Regierungsvorlage zum DLT-Verordnung-Vollzugsgesetz (DLT-VVG)
Am 09. Mai 2023 wurde eine Regierungsvorlage zum DLT-Verordnung-Vollzugsgesetz (DLT-VVG) kundgemacht. Dieses beinhaltet die notwendigen Bestimmungen zum Wirksamwerden des DLT-Pilot-Regimes in Österreich. Das DLT-Pilot-Regime der EU ist eine Verordnung, die aufsichtliche Anforderungen an die Betreiber von DLT-Marktinfrastrukturen regelt. Wir berichten in diesem Blog über die Kerninhalte des DLT-Pilot-Regimes sowie des DLT-VVG.
Allgemein
Die VO (EU) 2022/858 über eine Pilotregelung für auf Distributed-Ledger-Technologie basierende Marktinfrastrukturen (DLT-Pilot-Regime bzw. DLT-VO) soll die Entwicklung von Finanzmarktinfrastrukturen fördern, die mit Hilfe der Distributed-Ledger-Technologie (DLT) Dienstleistungen für den Handel und die Abwicklung von Kryptowerten erbringen, die als Finanzinstrumente gelten.
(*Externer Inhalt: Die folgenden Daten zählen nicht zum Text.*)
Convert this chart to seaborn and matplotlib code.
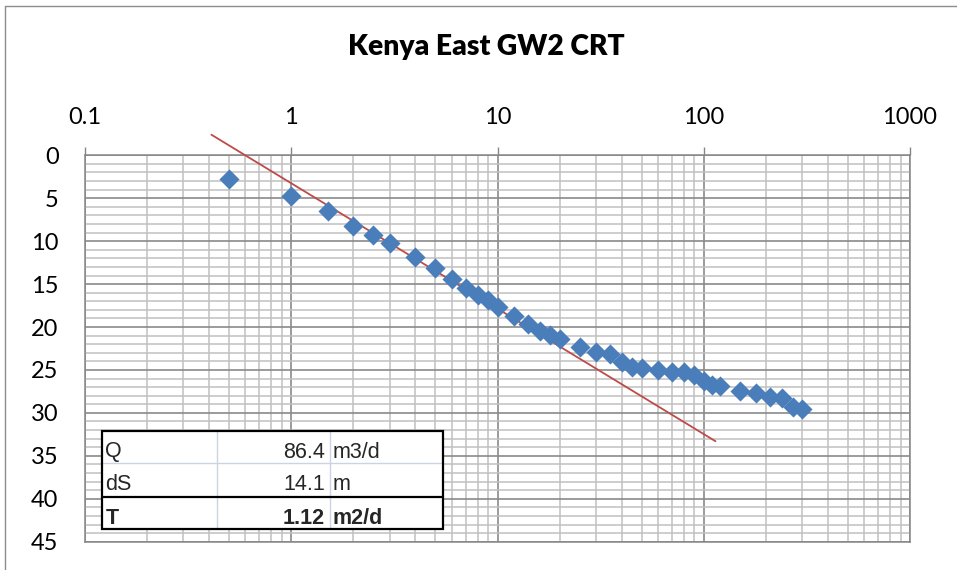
import matplotlib
matplotlib.use("Agg")
import matplotlib.pyplot as plt
import seaborn as sns
import pandas as pd
from matplotlib.ticker import LogLocator, MultipleLocator, FixedLocator, FixedFormatter, NullFormatter
from matplotlib.lines import Line2D
from matplotlib.patches import Rectangle

# ---------------- data ----------------
title = "Kenya East GW2 CRT"
time_min = [0.5, 1, 1.5, 2, 2.5, 3, 4, 5, 6, 7, 8, 9, 10, 12, 14, 16, 18, 20,
            25, 30, 35, 40, 45, 50, 60, 70, 80, 90, 100, 110, 120, 150, 180,
            210, 240, 270, 300]
drawdown_m = [2.8, 4.7, 6.45, 8.2, 9.3, 10.2, 11.9, 13.1, 14.4, 15.4, 16.3,
              16.9, 17.7, 18.7, 19.7, 20.5, 20.9, 21.4, 22.3, 22.9, 23.1, 24.1,
              24.6, 24.8, 25.0, 25.2, 25.2, 25.6, 26.3, 26.8, 26.9, 27.5, 27.7,
              28.2, 28.3, 29.3, 29.6]
fit_time = [0.41, 114]
fit_drawdown = [-2.4, 33.3]
x_tick_values = [0.1, 1, 10, 100, 1000]
x_tick_labels = ["0.1", "1", "10", "100", "1000"]
y_tick_values = [0, 5, 10, 15, 20, 25, 30, 35, 40, 45]
y_tick_labels = ["0", "5", "10", "15", "20", "25", "30", "35", "40", "45"]
table_labels = ["Q", "dS", "T"]
table_values = ["86.4", "14.1", "1.12"]
table_units = ["m3/d", "m", "m2/d"]

# ---------------- figure ----------------
W, H = 957, 570
sns.set_style("white")
plt.rcParams["font.family"] = ["Lato", "DejaVu Sans"]

fig = plt.figure(figsize=(W / 100, H / 100), dpi=100)
fig.patch.set_facecolor("white")

def fx(px):
    return px / W

def fy(py):
    return 1 - py / H

left, right, top, bottom = 85, 910, 155.3, 541.7
ax = fig.add_axes([fx(left), fy(bottom), fx(right) - fx(left), fy(top) - fy(bottom)])

pts = pd.DataFrame({"t": time_min, "s": drawdown_m})
fit = pd.DataFrame({"t": fit_time, "s": fit_drawdown})

sns.lineplot(data=fit, x="t", y="s", ax=ax, color="#BE4B48", linewidth=1.3,
             clip_on=False, zorder=3, sort=False)
sns.scatterplot(data=pts, x="t", y="s", ax=ax, marker="D", s=105,
                color="#4A7EBB", linewidth=0, zorder=4, clip_on=False)

ax.set_xscale("log")
ax.set_xlim(0.1, 1000)
ax.set_ylim(45, 0)

ax.xaxis.set_major_locator(FixedLocator(x_tick_values))
ax.xaxis.set_major_formatter(FixedFormatter(x_tick_labels))
ax.xaxis.set_minor_locator(LogLocator(base=10, subs=[2, 3, 4, 5, 6, 7, 8, 9], numticks=20))
ax.xaxis.set_minor_formatter(NullFormatter())
ax.yaxis.set_major_locator(FixedLocator(y_tick_values))
ax.yaxis.set_major_formatter(FixedFormatter(y_tick_labels))
ax.yaxis.set_minor_locator(MultipleLocator(1))

ax.xaxis.tick_top()
ax.tick_params(axis="x", which="major", direction="out", length=5.5, width=1,
               color="#868686", pad=14.5, labelsize=17, labelcolor="black",
               top=True, bottom=False, labeltop=True, labelbottom=False)
ax.tick_params(axis="y", which="major", direction="out", length=6, width=1,
               color="#868686", pad=13, labelsize=17, labelcolor="black")
ax.tick_params(which="minor", length=0)

ax.grid(which="minor", color="#C0C0C0", linewidth=1.1)
ax.grid(which="major", color="#8A8A8A", linewidth=1.2)
ax.set_axisbelow(True)
for sp in ax.spines.values():
    sp.set_color("#868686")
    sp.set_linewidth(1.1)

ax.set_xlabel("")
ax.set_ylabel("")
if ax.get_legend() is not None:
    ax.get_legend().remove()

# title
fig.text(fx(486.5), fy(55), title, ha="center", va="baseline",
         fontsize=20.3, fontweight="heavy", color="black")

# outer chart border (top and left visible)
fig.add_artist(Line2D([fx(5), fx(5)], [fy(5.7), fy(H + 5)], color="#8C8C8C", lw=1.0))
fig.add_artist(Line2D([fx(5), fx(W + 5)], [fy(5.7), fy(5.7)], color="#8C8C8C", lw=1.0))

# ---------------- parameter table ----------------
tx0, tx1, tx2, tx3 = 102.3, 216.7, 330, 443.3
ty = [430.7, 463.3, 496.7, 529.3]
fig.add_artist(Rectangle((fx(tx0), fy(ty[3])), fx(tx3) - fx(tx0), fy(ty[0]) - fy(ty[3]),
                         facecolor="white", edgecolor="none", zorder=5))
light = "#CCD4E4"
for xv in (tx1, tx2):
    fig.add_artist(Line2D([fx(xv), fx(xv)], [fy(ty[0]), fy(ty[3])], color=light, lw=1.0, zorder=6))
fig.add_artist(Line2D([fx(tx0), fx(tx3)], [fy(ty[1]), fy(ty[1])], color=light, lw=1.0, zorder=6))
fig.add_artist(Line2D([fx(tx0), fx(tx3)], [fy(ty[2]), fy(ty[2])], color="black", lw=1.6, zorder=7))
fig.add_artist(Rectangle((fx(tx0), fy(ty[3])), fx(tx3) - fx(tx0), fy(ty[0]) - fy(ty[3]),
                         facecolor="none", edgecolor="black", lw=1.6, zorder=7))

baselines = [457.5, 490.5, 524]
for i in range(3):
    w = "bold" if i == 2 else "normal"
    fam = ["Liberation Sans", "DejaVu Sans"]
    fig.text(fx(tx0 + 3), fy(baselines[i]), table_labels[i], ha="left", va="baseline",
             fontsize=15.5, fontweight=w, family=fam, zorder=8)
    fig.text(fx(tx2 - 5), fy(baselines[i]), table_values[i], ha="right", va="baseline",
             fontsize=15.5, fontweight=w, family=fam, zorder=8)
    fig.text(fx(tx2 + 2.5), fy(baselines[i]), table_units[i], ha="left", va="baseline",
             fontsize=15.5, fontweight=w, family=fam, zorder=8)

fig.savefig("out.png", dpi=100)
In den Erwägungsgründen der DLT-VO wird festgehalten, dass hier an der Tokenisierung von Finanzinstrumenten angeknüpft wird, d. h. die digitale Darstellung von Finanzinstrumenten auf Distributed Ledgern oder die Emission traditioneller Anlageklassen in tokenisierter Form. Da der bisherige Rechtsrahmen Finanzinstrumente, die auf DLT basieren bislang nicht umfasste, soll die DLT-VO diesem Umstand entgegenwirken und den Markt für DLT-Finanzinstrumente fördern, effizienter gestalten sowie die entsprechenden Besonderheiten, die DLT mit sich bringt berücksichtigen.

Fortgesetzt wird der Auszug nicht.